• **Given request**
Below is a listing. Return the lines from the one that contains "Write a Python" to the one that contains "return (x - CX) / R, (CY - y) / R", both ends included, verbatim and with no pictures.

Figure scripts
::::

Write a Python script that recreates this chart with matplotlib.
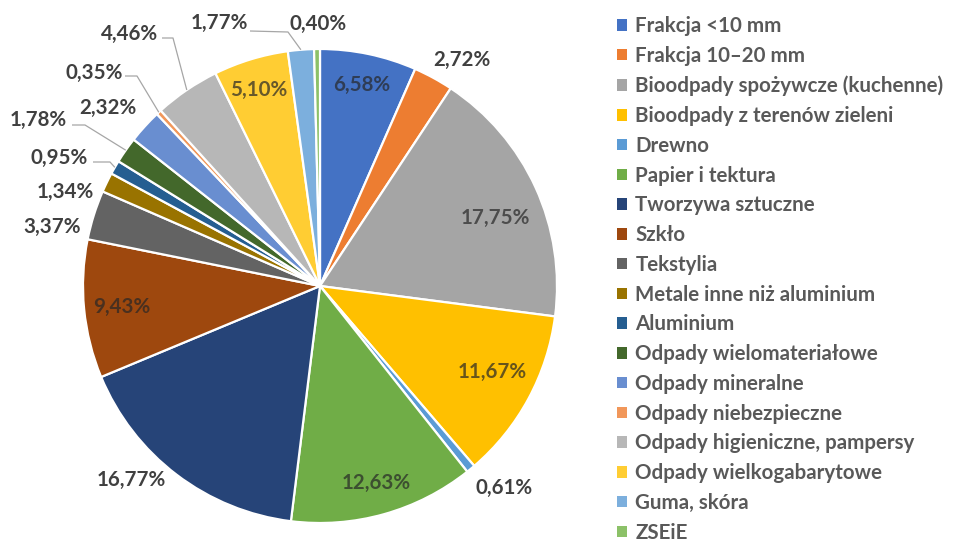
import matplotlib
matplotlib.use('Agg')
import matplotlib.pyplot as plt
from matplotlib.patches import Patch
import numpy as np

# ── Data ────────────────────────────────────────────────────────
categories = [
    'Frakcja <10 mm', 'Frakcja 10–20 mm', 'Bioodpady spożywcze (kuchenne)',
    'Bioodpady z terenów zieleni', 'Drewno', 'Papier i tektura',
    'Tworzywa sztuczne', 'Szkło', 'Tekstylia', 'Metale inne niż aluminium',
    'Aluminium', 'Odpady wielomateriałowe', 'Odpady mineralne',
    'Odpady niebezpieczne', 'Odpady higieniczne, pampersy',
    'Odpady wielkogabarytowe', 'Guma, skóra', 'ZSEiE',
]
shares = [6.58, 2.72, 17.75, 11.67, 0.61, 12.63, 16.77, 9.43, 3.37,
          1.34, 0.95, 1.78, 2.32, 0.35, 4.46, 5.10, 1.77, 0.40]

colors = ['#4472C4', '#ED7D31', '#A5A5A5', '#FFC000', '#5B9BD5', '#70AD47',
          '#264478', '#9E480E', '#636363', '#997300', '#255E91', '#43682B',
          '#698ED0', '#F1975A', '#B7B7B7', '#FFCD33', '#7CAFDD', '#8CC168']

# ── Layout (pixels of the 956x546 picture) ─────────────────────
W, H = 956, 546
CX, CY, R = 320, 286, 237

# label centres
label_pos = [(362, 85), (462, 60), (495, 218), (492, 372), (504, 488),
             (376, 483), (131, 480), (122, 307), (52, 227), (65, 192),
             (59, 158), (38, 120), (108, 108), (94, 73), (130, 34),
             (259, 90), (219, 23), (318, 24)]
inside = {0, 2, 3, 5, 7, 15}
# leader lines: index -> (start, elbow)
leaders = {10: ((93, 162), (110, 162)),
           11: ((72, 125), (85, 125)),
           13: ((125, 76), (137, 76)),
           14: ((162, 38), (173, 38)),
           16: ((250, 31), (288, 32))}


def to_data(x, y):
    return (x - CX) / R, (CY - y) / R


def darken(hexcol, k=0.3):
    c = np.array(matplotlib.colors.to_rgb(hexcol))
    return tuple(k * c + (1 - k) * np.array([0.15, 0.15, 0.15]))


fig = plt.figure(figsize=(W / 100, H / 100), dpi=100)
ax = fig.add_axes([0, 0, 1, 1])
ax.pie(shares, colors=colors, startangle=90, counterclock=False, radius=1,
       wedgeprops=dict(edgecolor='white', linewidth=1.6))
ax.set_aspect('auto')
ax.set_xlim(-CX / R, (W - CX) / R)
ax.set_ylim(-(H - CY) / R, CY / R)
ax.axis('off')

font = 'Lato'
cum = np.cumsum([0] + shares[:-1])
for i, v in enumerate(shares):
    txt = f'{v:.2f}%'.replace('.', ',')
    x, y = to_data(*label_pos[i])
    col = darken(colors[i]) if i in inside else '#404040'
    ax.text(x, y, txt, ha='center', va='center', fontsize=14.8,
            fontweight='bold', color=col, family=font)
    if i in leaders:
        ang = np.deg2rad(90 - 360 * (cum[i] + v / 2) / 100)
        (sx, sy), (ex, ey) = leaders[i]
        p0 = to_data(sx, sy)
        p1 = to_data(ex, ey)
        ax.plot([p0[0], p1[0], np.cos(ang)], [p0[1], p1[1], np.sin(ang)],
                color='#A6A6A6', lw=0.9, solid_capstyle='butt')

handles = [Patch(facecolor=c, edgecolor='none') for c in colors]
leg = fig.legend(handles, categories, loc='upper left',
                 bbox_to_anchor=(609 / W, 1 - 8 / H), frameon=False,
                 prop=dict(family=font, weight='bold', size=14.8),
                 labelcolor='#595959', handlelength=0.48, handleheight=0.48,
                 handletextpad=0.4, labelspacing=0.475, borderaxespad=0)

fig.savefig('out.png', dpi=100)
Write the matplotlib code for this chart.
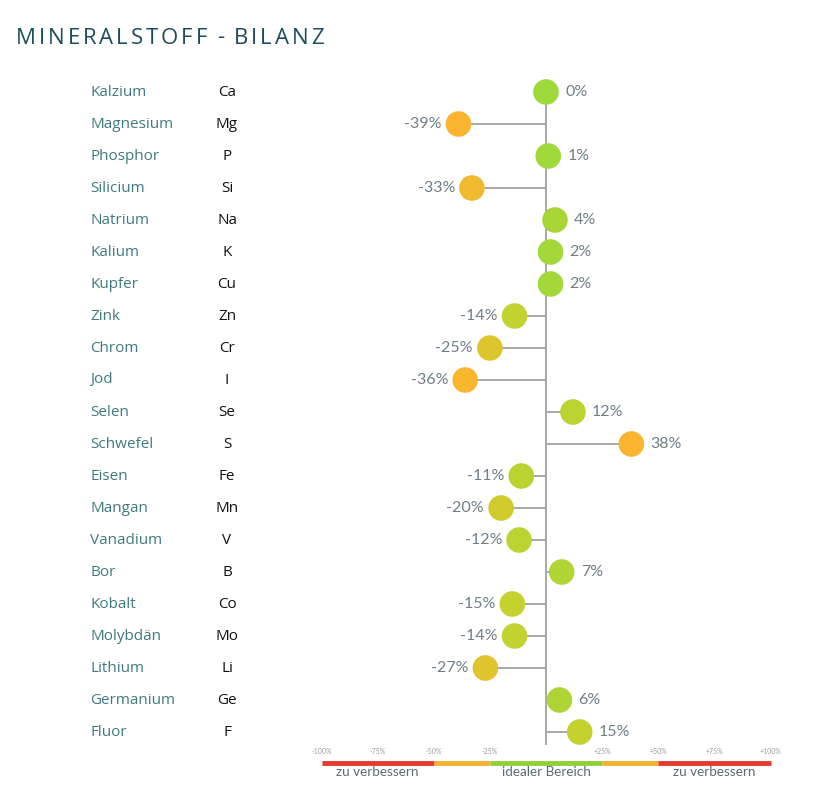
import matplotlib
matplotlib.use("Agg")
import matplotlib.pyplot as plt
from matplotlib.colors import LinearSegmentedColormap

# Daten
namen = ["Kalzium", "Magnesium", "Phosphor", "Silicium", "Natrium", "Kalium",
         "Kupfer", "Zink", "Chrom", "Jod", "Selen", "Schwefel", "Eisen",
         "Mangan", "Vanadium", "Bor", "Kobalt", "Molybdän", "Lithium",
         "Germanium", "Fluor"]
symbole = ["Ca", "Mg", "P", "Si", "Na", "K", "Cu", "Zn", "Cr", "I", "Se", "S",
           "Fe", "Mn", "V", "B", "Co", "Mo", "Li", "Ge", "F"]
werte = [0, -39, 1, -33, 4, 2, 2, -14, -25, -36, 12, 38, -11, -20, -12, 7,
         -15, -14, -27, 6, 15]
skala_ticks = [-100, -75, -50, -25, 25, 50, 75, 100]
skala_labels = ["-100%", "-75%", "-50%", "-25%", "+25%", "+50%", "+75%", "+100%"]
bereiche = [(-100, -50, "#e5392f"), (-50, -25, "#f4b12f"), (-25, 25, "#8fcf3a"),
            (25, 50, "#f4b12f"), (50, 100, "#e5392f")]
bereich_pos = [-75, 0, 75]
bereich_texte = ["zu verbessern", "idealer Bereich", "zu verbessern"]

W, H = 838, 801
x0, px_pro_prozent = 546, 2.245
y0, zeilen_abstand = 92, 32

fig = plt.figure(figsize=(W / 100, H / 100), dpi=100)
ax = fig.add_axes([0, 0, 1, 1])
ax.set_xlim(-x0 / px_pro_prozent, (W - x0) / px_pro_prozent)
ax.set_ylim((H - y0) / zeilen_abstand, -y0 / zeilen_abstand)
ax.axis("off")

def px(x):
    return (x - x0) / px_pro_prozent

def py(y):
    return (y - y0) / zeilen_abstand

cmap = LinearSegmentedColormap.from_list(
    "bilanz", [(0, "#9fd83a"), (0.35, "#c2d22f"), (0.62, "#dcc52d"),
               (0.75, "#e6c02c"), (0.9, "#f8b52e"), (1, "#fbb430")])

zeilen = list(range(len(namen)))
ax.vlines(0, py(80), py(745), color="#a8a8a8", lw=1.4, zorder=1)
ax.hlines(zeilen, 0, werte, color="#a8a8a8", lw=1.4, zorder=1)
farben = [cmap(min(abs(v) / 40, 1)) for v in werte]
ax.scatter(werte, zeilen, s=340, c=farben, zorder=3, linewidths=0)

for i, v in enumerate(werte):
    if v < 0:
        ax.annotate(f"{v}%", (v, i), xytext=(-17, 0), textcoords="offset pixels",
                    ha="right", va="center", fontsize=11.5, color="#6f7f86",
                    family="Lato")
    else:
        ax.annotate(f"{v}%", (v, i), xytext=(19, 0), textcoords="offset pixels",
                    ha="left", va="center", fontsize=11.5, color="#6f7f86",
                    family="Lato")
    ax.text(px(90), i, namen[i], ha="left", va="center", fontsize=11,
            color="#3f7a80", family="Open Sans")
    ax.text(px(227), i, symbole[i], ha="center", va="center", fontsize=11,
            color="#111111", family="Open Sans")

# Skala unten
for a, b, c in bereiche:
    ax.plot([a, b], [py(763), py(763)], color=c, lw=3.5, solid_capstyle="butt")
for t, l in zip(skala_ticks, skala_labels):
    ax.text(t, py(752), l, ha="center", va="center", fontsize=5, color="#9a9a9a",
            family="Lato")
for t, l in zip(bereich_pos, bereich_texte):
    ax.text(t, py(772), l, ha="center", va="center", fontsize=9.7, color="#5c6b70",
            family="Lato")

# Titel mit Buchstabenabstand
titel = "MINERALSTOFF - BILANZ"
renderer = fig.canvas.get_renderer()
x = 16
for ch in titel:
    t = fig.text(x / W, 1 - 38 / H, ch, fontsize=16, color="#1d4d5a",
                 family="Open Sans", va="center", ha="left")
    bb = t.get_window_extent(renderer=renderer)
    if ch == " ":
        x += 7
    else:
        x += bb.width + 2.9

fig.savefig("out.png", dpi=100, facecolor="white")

::::

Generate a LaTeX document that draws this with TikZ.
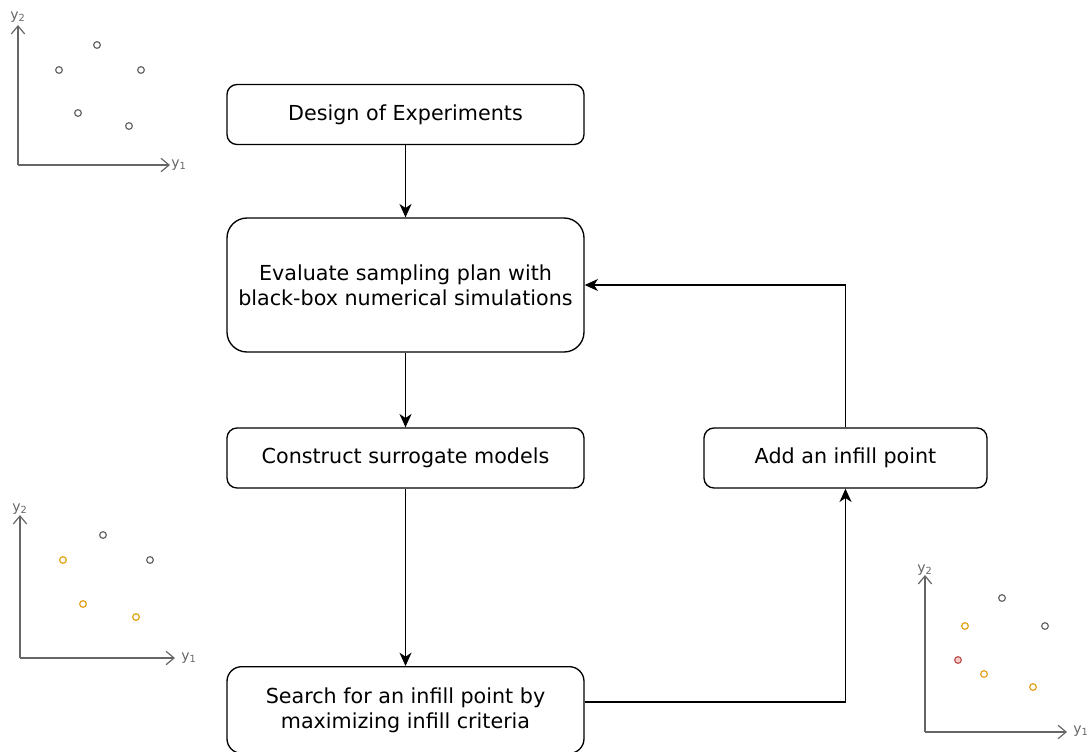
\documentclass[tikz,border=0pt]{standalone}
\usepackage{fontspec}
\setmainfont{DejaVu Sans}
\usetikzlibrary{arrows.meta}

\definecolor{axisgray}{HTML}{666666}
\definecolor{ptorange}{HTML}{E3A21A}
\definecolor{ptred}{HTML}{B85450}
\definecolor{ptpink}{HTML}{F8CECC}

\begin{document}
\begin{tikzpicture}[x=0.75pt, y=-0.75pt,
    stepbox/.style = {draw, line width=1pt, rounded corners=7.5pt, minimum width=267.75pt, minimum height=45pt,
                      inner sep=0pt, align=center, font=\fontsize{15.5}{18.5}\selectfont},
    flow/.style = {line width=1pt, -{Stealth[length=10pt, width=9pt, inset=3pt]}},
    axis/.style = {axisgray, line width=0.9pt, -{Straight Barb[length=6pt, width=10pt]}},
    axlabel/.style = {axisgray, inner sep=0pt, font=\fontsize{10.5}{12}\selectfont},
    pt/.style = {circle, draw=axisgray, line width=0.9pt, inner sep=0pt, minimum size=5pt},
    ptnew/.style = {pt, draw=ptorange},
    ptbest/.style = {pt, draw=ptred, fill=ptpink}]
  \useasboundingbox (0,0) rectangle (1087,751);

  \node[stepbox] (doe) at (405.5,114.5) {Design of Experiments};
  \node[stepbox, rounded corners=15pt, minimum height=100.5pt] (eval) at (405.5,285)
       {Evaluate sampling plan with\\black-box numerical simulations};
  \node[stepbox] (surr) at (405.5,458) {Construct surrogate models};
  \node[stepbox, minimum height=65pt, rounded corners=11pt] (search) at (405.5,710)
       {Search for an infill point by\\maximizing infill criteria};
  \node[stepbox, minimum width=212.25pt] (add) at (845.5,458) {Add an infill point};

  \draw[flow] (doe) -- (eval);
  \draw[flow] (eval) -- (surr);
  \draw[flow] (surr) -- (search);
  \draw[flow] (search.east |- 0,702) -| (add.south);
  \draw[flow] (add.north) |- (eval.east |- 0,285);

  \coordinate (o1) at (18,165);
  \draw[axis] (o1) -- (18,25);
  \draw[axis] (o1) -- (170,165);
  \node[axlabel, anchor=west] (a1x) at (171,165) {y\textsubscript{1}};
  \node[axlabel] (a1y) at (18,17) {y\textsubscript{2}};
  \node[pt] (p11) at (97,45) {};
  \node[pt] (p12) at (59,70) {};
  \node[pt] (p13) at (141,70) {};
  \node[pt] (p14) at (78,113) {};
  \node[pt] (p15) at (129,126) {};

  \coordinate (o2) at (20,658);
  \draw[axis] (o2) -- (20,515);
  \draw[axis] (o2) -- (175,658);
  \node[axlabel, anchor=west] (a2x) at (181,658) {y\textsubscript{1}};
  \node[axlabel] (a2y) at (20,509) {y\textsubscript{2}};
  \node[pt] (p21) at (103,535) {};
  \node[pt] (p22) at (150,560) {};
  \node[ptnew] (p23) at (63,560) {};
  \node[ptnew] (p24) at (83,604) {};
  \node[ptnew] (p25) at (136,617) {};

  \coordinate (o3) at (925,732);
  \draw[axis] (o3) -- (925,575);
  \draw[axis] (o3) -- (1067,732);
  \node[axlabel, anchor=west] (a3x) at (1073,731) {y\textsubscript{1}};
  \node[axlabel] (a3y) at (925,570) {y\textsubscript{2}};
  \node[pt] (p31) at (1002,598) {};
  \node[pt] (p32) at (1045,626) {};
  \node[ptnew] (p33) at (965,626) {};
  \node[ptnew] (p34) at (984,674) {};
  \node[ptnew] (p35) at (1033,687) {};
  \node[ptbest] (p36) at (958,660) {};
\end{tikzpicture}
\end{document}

::::

• **The reply**
Write a Python script that recreates this chart with matplotlib.
import matplotlib
matplotlib.use('Agg')
import matplotlib.pyplot as plt
from matplotlib.patches import Patch
import numpy as np

# ── Data ────────────────────────────────────────────────────────
categories = [
    'Frakcja <10 mm', 'Frakcja 10–20 mm', 'Bioodpady spożywcze (kuchenne)',
    'Bioodpady z terenów zieleni', 'Drewno', 'Papier i tektura',
    'Tworzywa sztuczne', 'Szkło', 'Tekstylia', 'Metale inne niż aluminium',
    'Aluminium', 'Odpady wielomateriałowe', 'Odpady mineralne',
    'Odpady niebezpieczne', 'Odpady higieniczne, pampersy',
    'Odpady wielkogabarytowe', 'Guma, skóra', 'ZSEiE',
]
shares = [6.58, 2.72, 17.75, 11.67, 0.61, 12.63, 16.77, 9.43, 3.37,
          1.34, 0.95, 1.78, 2.32, 0.35, 4.46, 5.10, 1.77, 0.40]

colors = ['#4472C4', '#ED7D31', '#A5A5A5', '#FFC000', '#5B9BD5', '#70AD47',
          '#264478', '#9E480E', '#636363', '#997300', '#255E91', '#43682B',
          '#698ED0', '#F1975A', '#B7B7B7', '#FFCD33', '#7CAFDD', '#8CC168']

# ── Layout (pixels of the 956x546 picture) ─────────────────────
W, H = 956, 546
CX, CY, R = 320, 286, 237

# label centres
label_pos = [(362, 85), (462, 60), (495, 218), (492, 372), (504, 488),
             (376, 483), (131, 480), (122, 307), (52, 227), (65, 192),
             (59, 158), (38, 120), (108, 108), (94, 73), (130, 34),
             (259, 90), (219, 23), (318, 24)]
inside = {0, 2, 3, 5, 7, 15}
# leader lines: index -> (start, elbow)
leaders = {10: ((93, 162), (110, 162)),
           11: ((72, 125), (85, 125)),
           13: ((125, 76), (137, 76)),
           14: ((162, 38), (173, 38)),
           16: ((250, 31), (288, 32))}


def to_data(x, y):
    return (x - CX) / R, (CY - y) / R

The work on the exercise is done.